Although the banana is a common fruit, it is currently under threat from pesticides, say experts.
The banana has been a common fruit in most parts of the world, but it is currently facing a major threat from Sigatoka complex, which can wipe out the species from the universe in the next five to 10 years, according to University of California plant pathologist Ioannis Stergiopoulos.
There are three fungal diseases that make up the Sigatoka complex. The black one is the biggest threat to the 100 million tonnes that are produced annually in almost 120 countries. Two more diseases include eumusae leaf spot and yellow Sigatoka.
Experts discovered that the fungal diseases shut off the immune systems, while the fungal metabolism adapted itself to match the host plants. Hence, the fungi could produce enzymes breaking down the cell walls of the plant, so that it could feed on carbohydrates and sugar.
Stergiopoulos analysed the fungal attack when he sequenced the genomes of black Sigatoka and eumusae leaf spot, and then compared the results with the earlier sequenced yellow Sigatoka genome.
"We have demonstrated that two of the three most serious banana fungal diseases have become more virulent by increasing their ability to manipulate the banana's metabolic pathways and make use of its nutrients," Stergiopoulos told Digg.
The changes in the host's metabolism as well as the pathogen are probably like a "molecular fingerprint" of the adaptation process, but it has not been studied much. Stergiopoulos feels that this aspect needs to be looked into further.

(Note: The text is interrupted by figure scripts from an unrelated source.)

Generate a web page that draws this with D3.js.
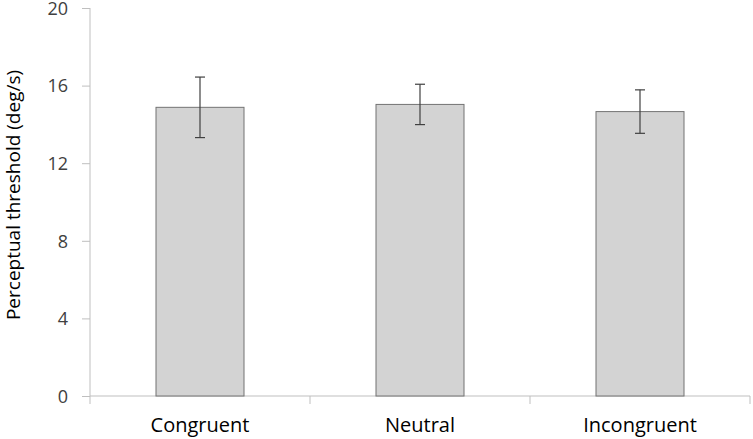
<!DOCTYPE html>
<html><head><meta charset="utf-8">
<script src="https://cdn.jsdelivr.net/npm/d3@7"></script>
<style>body{margin:0;background:#fff}svg{display:block}</style>
</head><body><svg id="c" width="753" height="439"></svg>
<script>
const categories = ["Congruent", "Neutral", "Incongruent"];
const means = [14.88, 15.03, 14.66];
const errors = [1.56, 1.04, 1.12];
const yTicks = [0, 4, 8, 12, 16, 20];
const yLabel = "Perceptual threshold (deg/s)";

(function () {
const svg = d3.select("#c");
const mLeft = 90, mRight = 750, mTop = 8, mBottom = 396;
const x = d3.scaleBand().domain(categories).range([mLeft, mRight]).paddingInner(0.6).paddingOuter(0.3);
const y = d3.scaleLinear().domain([0, 20]).range([mBottom, mTop]);
const font = "'Open Sans', 'Liberation Sans', sans-serif";

// y axis
const ya = svg.append("g").attr("transform", `translate(${mLeft},0)`)
  .call(d3.axisLeft(y).tickValues(yTicks).tickSize(8).tickPadding(14).tickFormat(d3.format("d")));
ya.select(".domain").attr("stroke", "#bfbfbf").attr("d", `M0,${mTop}V${mBottom}`);
ya.selectAll(".tick line").attr("stroke", "#bfbfbf");
ya.selectAll(".tick text").attr("font-family", font).attr("font-size", 18).attr("fill", "#404040")
  .attr("dy", "0.35em");

// x axis
const xa = svg.append("g").attr("transform", `translate(0,${mBottom})`);
xa.append("line").attr("x1", mLeft).attr("x2", mRight).attr("stroke", "#bfbfbf");
const edges = categories.map(c => x(c) - x.step() * 0.3);
edges.push(mRight);
xa.selectAll("line.t").data(edges).join("line").attr("class", "t")
  .attr("x1", d => d).attr("x2", d => d).attr("y1", 0).attr("y2", 8).attr("stroke", "#bfbfbf");
xa.selectAll("text").data(categories).join("text")
  .attr("x", d => x(d) + x.bandwidth() / 2).attr("y", 36)
  .attr("text-anchor", "middle").attr("font-family", font).attr("font-size", 20).attr("fill", "#000")
  .text(d => d);

// bars
svg.selectAll("rect.bar").data(categories).join("rect").attr("class", "bar")
  .attr("x", d => x(d)).attr("width", x.bandwidth())
  .attr("y", (d, i) => y(means[i])).attr("height", (d, i) => y(0) - y(means[i]))
  .attr("fill", "#d3d3d3").attr("stroke", "#737373").attr("stroke-width", 1);

// error bars
const eb = svg.append("g").attr("stroke", "#404040").attr("stroke-width", 1.2);
categories.forEach((c, i) => {
  const cx = x(c) + x.bandwidth() / 2;
  const hi = y(means[i] + errors[i]), lo = y(means[i] - errors[i]);
  eb.append("line").attr("x1", cx).attr("x2", cx).attr("y1", hi).attr("y2", lo);
  eb.append("line").attr("x1", cx - 5).attr("x2", cx + 5).attr("y1", hi).attr("y2", hi);
  eb.append("line").attr("x1", cx - 5).attr("x2", cx + 5).attr("y1", lo).attr("y2", lo);
});

// y label
svg.append("text").attr("transform", `translate(20,195) rotate(-90)`)
  .attr("text-anchor", "middle").attr("font-family", font).attr("font-size", 19).attr("fill", "#000")
  .text(yLabel);
})();
</script></body></html>
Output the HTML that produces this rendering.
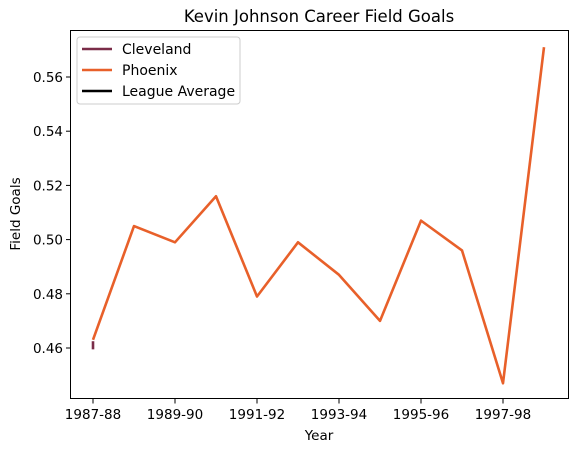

The banana plant is thought to be widespread in the world, but it is under threat due to fungal disease. It is important that farmers make 50 fungicide applications available annually.
"Thirty to 35 percent of banana production cost is in fungicide applications. Because many farmers can't afford the fungicide, they grow bananas of lesser quality, which bring them less income," Stergiopoulos added.
The research was published in PLOS Genetics.